Thursday 21 January 2016

Book Review: The Book Thief by Markus Zusak

Read: January 19-21  Verdict: 5 Stars


First read in the summer of 2010.
Read for the second time in January 2016.

What, no, I'm not publicly crying at a train station....I lie. I am. I'm publicly crying while standing in a train station because of this book. So many emotions, and feelings and words that just jump out and grab you and tear you up and toss the fragmented bits of your soul into the air. I'm so so so grateful that I'm the kind of person that was blessed to be able to read this book, appreciate it and find the beauty in its words. 

I thought this was amazing the first time I read. Now I've read it again, I honestly felt like I was reading all the words for the time again as they just seemed so much more real and I felt like I was getting so many more emotions and feelings. This book is pretty unqiue with the fact that it's told by Death but here's the thing, Death is a total spoiler whore. He more or less tells the reader who's going to die at the start of the book so then you read the rest, you fall in love with these ordinary people trying to live their ordinary lives under the terrifying shadow of Hitler's Reign and you're torn apart with the knowledge that they're going to die.

More often than not, Death is betrayed as a wicked thing. But I loved remorseful the whole tone of this book is. Death tells the tale, specifically when he's describing the souls he's collected and the terrible acts of war he's seen, sounding like he has the weight of the world on his shoulders. We never know who Death gets his orders from, though it does seem to be God, but Death is just the unfortunate character charged with the endless collection of these souls. He appreciates life, and its beauty. He can smell, and see all the beautiful and awfulness in the world. He's so real in this book and there's such a sense of this lonely character almost in chains, forced to take people away that his last words are truly haunting and hard-hitting.

"I am haunted by humans"

I love that quote. It's so beautiful.

I love the description and the prose in this book. I had to keep rereading passages just because I loved how Zusak was able to string words together into a colourful rainbow.

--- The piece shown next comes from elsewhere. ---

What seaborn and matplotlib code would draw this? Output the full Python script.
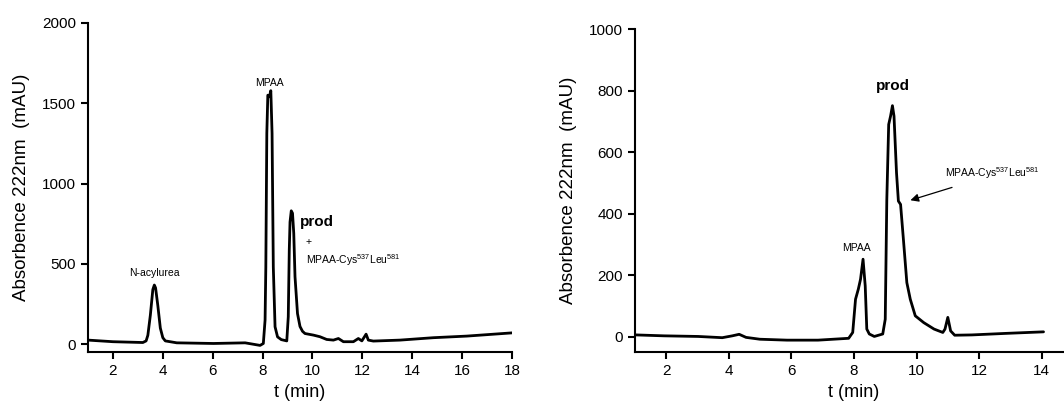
import numpy as np
import pandas as pd
import seaborn as sns
import matplotlib.pyplot as plt

# left chromatogram (t in min, absorbance in mAU)
t_left = [1.0, 2.0, 3.2, 3.33, 3.4, 3.5, 3.6, 3.66, 3.71, 3.8, 3.9, 4.0, 4.1,
          4.56, 6.03, 7.3, 7.9, 8.03, 8.1, 8.13, 8.17, 8.21, 8.27, 8.33, 8.38,
          8.43, 8.5, 8.6, 8.75, 8.97, 9.03, 9.07, 9.1, 9.15, 9.2, 9.25, 9.3,
          9.4, 9.5, 9.6, 9.7, 10.04, 10.3, 10.57, 10.84, 11.04, 11.24, 11.64,
          11.84, 11.98, 12.15, 12.24, 12.44, 13.51, 14.85, 16.19, 18.0]
a_left = [25, 15, 10, 20, 55, 180, 340, 368, 350, 240, 100, 40, 20,
          8, 4, 8, -8, 4, 150, 480, 1313, 1550, 1540, 1578, 1313,
          480, 108, 45, 28, 20, 170, 585, 760, 830, 815, 690, 420,
          190, 110, 80, 66, 56, 46, 29, 25, 35, 15, 15,
          35, 20, 62, 25, 19, 25, 40, 50, 70]

# right chromatogram
t_right = [1.03, 1.93, 3.02, 3.79, 4.11, 4.33, 4.55, 4.99, 5.86, 6.85, 7.83,
           7.96, 8.05, 8.14, 8.21, 8.29, 8.36, 8.41, 8.49, 8.65, 8.92, 9.0,
           9.05, 9.11, 9.17, 9.23, 9.28, 9.36, 9.42, 9.49, 9.58, 9.69, 9.8,
           9.96, 10.23, 10.56, 10.84, 10.91, 11.0, 11.09, 11.22, 11.77, 12.86,
           14.06]
a_right = [6, 3, 1, -3, 3, 8, -2, -8, -11, -11, -5,
           14, 122, 155, 187, 252, 165, 25, 9, 1, 9, 57,
           446, 690, 717, 751, 717, 533, 441, 430, 317, 176, 122,
           68, 46, 25, 14, 25, 63, 19, 5, 6, 11,
           16]

df_l = pd.DataFrame({"t": t_left, "A": a_left})
df_r = pd.DataFrame({"t": t_right, "A": a_right})

sns.set_style("ticks", {"text.color": "black", "xtick.color": "black",
                        "ytick.color": "black", "axes.labelcolor": "black",
                        "axes.edgecolor": "black"})
plt.rcParams['font.family'] = ['Liberation Sans', 'DejaVu Sans']
plt.rcParams['mathtext.default'] = 'regular'

fig = plt.figure(figsize=(10.64, 4.09), dpi=100)
ax1 = fig.add_axes([0.0827, 0.139, 0.3985, 0.805])
ax2 = fig.add_axes([0.5968, 0.139, 0.4116, 0.790])

for ax, df in [(ax1, df_l), (ax2, df_r)]:
    sns.lineplot(data=df, x="t", y="A", ax=ax, color="black", lw=2.0,
                 sort=False, estimator=None)
    sns.despine(ax=ax)
    ax.spines['left'].set_linewidth(1.5)
    ax.spines['bottom'].set_linewidth(1.5)
    ax.tick_params(direction='out', length=5, width=1.5, labelsize=11)
    ax.set_xlabel('t (min)', fontsize=13)
    ax.set_ylabel('Absorbence 222nm  (mAU)', fontsize=13.5, labelpad=9)

ax1.set_xlim(1, 18)
ax1.set_ylim(-50, 2000)
ax1.set_xticks(range(2, 19, 2))
ax1.set_yticks(range(0, 2001, 500))

ax2.set_xlim(1, 15)
ax2.set_ylim(-50, 1000)
ax2.set_xticks(range(2, 15, 2))
ax2.set_yticks(range(0, 1001, 200))

small = 7.5
ax1.text(3.65, 440, 'N-acylurea', fontsize=small, ha='center', va='center')
ax1.text(8.27, 1624, 'MPAA', fontsize=small, ha='center', va='center')
ax1.text(9.5, 762, 'prod', fontsize=11, fontweight='bold', ha='left', va='center')
ax1.text(9.84, 638, '+', fontsize=small, ha='center', va='center')
ax1.text(9.73, 523, 'MPAA-Cys$^{537}$Leu$^{581}$', fontsize=small, ha='left', va='center')

ax2.text(9.25, 814, 'prod', fontsize=11, fontweight='bold', ha='center', va='center')
ax2.text(8.07, 290, 'MPAA', fontsize=small, ha='center', va='center')
ax2.text(10.91, 533, 'MPAA-Cys$^{537}$Leu$^{581}$', fontsize=small, ha='left', va='center')
ax2.annotate('', xy=(9.72, 441), xytext=(11.22, 488),
             arrowprops=dict(arrowstyle='-|>', color='black', lw=0.9,
                             mutation_scale=12))

fig.savefig('out.png', dpi=100)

"Liesel observed the strangeness of her foster father’s eyes. They were made of kindness, and silver. Like soft silver, melting. Liesel, upon seeing those eyes, understood that Hans Hubermann was worth a lot.”

And the one that always gets me. Sobbed like a baby.

"His soul sat up. It met me. Those kinds of souls always do - the best ones. The ones who rise up and say "I know who you are and I am ready. Not that I want to go, of course, but I will come." Those souls are always light because more of them have been put out. More of them have already found their way to other places.”

I also love reading World War stories set in Germany because so many other books are focused on characters in the UK or France or America and the Germans are, obviously, always the big bad wolf. While many Germans are still bad characters in The Book Thief and All The Light We Cannot See, there's also a point that there are very ordinary people too. People who had no choice but to salute to Hitler or they and their families had to suffer. In The Book Thief, it's both the Nazis and the allies that you end up despising because...you know, Nazism and then the bombing that kills so many of our beloved characters. It's always super interesting being able to look from both sides of the fence.